# [WHAT YOU WILL DO]
Copy exactly, and only, the lines below from the first through the one containing "plt.rcParams['axes.labelcolor'] = 'black'", both included; pictures are omitted.

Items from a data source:
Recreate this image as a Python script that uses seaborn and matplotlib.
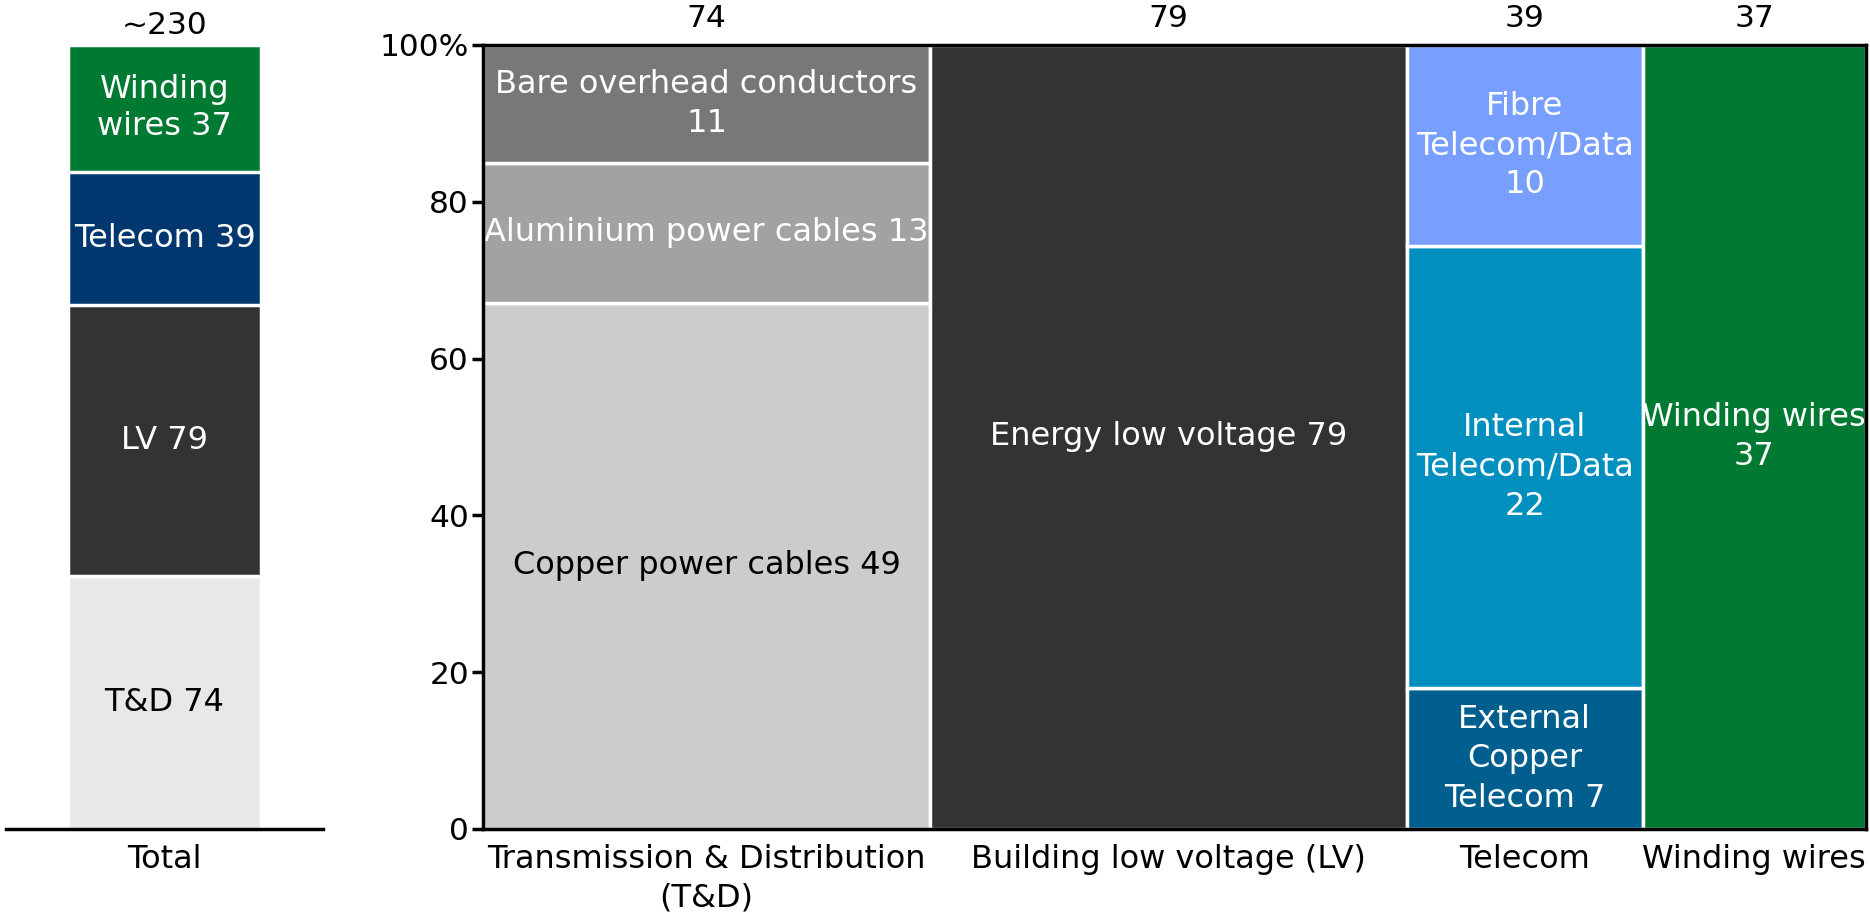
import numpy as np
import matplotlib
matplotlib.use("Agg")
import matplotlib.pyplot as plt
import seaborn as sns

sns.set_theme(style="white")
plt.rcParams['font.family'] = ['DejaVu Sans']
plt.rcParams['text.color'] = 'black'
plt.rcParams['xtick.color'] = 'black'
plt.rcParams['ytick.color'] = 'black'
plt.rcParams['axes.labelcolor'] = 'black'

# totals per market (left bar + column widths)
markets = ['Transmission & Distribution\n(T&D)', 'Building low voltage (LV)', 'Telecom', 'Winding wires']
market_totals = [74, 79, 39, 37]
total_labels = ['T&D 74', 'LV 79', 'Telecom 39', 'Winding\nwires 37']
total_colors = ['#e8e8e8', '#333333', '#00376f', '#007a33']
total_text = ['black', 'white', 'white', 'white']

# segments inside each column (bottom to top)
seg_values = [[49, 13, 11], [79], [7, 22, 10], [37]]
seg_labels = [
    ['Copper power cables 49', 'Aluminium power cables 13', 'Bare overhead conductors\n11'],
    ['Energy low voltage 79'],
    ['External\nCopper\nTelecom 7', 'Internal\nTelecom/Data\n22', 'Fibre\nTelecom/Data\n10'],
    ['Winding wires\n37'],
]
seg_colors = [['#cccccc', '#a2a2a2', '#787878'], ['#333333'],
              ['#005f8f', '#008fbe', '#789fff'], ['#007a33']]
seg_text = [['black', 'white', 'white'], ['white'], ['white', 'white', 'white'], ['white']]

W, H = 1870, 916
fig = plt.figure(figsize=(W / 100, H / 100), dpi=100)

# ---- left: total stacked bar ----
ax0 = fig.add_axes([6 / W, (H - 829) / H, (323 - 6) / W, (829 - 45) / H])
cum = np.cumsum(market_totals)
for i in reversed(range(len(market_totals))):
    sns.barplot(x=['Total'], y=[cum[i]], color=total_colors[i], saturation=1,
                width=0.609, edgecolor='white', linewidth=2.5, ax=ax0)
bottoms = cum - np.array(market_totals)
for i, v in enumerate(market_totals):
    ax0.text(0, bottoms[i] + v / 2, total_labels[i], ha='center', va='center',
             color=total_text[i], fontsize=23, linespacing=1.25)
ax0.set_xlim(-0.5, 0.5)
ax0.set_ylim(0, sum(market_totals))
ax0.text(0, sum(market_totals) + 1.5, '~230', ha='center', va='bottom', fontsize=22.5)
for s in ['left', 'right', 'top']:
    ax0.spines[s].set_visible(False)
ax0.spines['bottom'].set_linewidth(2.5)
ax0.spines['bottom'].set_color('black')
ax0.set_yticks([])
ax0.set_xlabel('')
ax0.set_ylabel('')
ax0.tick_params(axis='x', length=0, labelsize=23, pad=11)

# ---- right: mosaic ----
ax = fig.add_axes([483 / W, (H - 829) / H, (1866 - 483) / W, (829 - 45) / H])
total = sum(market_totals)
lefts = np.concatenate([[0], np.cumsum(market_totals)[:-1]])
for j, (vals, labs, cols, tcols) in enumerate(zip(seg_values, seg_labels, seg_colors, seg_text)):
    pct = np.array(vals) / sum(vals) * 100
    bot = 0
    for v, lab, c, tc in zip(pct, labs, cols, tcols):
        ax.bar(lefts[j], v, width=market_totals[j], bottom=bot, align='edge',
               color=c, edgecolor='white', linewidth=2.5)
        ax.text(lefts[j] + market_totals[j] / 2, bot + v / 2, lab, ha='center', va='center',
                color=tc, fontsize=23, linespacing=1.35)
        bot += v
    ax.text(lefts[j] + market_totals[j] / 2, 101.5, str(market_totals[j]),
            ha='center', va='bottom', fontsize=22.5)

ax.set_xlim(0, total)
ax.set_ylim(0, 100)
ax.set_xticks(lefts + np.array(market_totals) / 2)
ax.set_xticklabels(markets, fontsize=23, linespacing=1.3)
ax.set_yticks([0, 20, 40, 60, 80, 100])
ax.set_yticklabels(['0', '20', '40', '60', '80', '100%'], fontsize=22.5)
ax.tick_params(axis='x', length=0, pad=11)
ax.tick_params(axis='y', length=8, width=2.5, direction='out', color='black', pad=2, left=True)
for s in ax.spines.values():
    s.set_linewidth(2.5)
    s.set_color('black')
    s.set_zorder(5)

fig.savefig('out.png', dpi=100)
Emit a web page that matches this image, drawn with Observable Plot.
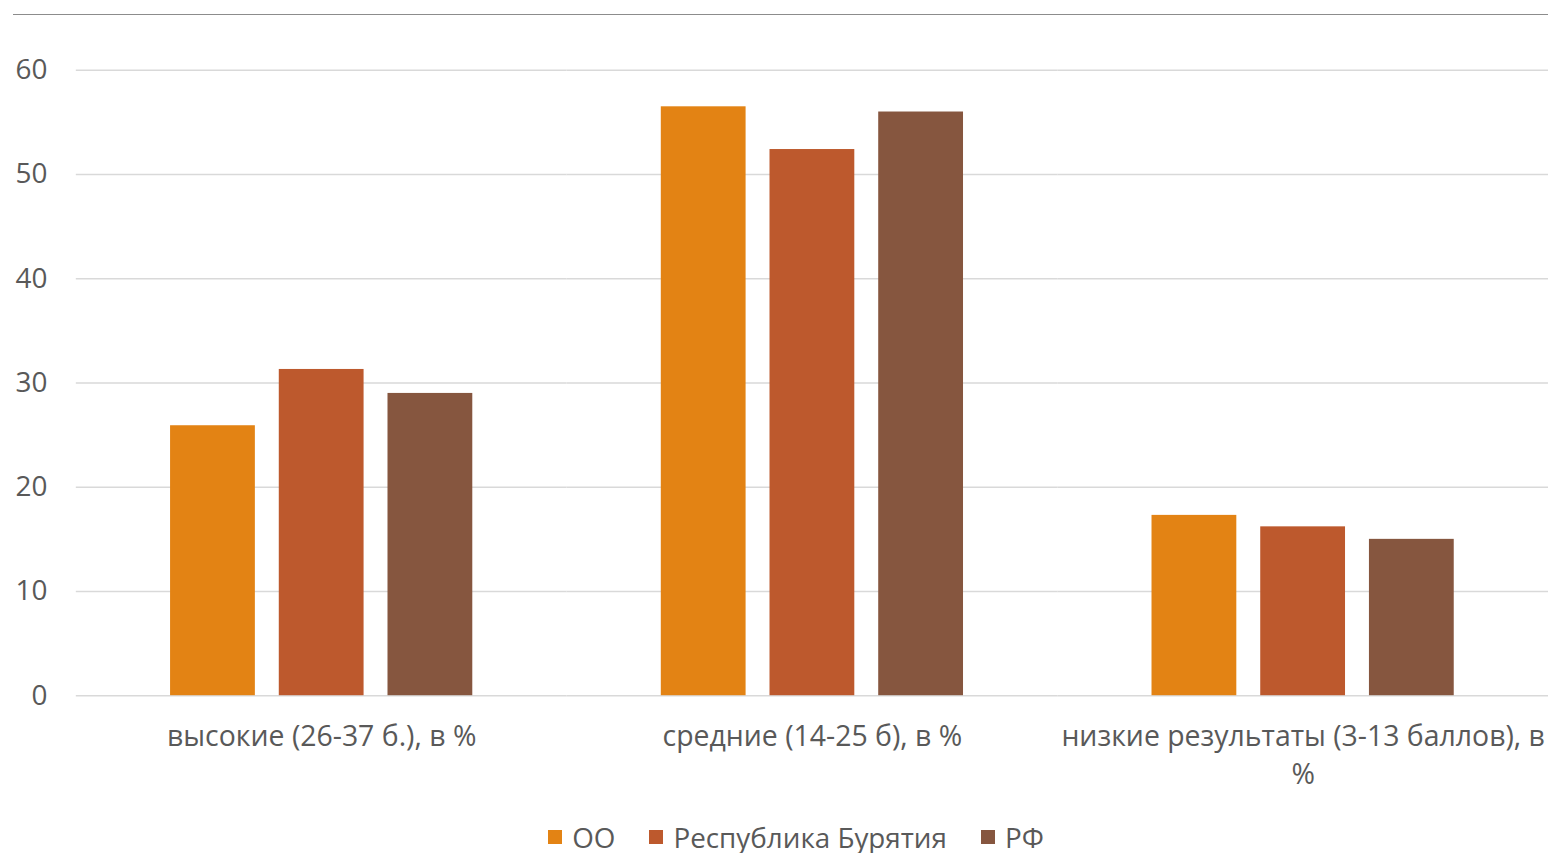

# [RESULT FOR THIS EXERCISE]
Recreate this image as a Python script that uses seaborn and matplotlib.
import numpy as np
import matplotlib
matplotlib.use("Agg")
import matplotlib.pyplot as plt
import seaborn as sns

sns.set_theme(style="white")
plt.rcParams['font.family'] = ['DejaVu Sans']
plt.rcParams['text.color'] = 'black'
plt.rcParams['xtick.color'] = 'black'
plt.rcParams['ytick.color'] = 'black'
plt.rcParams['axes.labelcolor'] = 'black'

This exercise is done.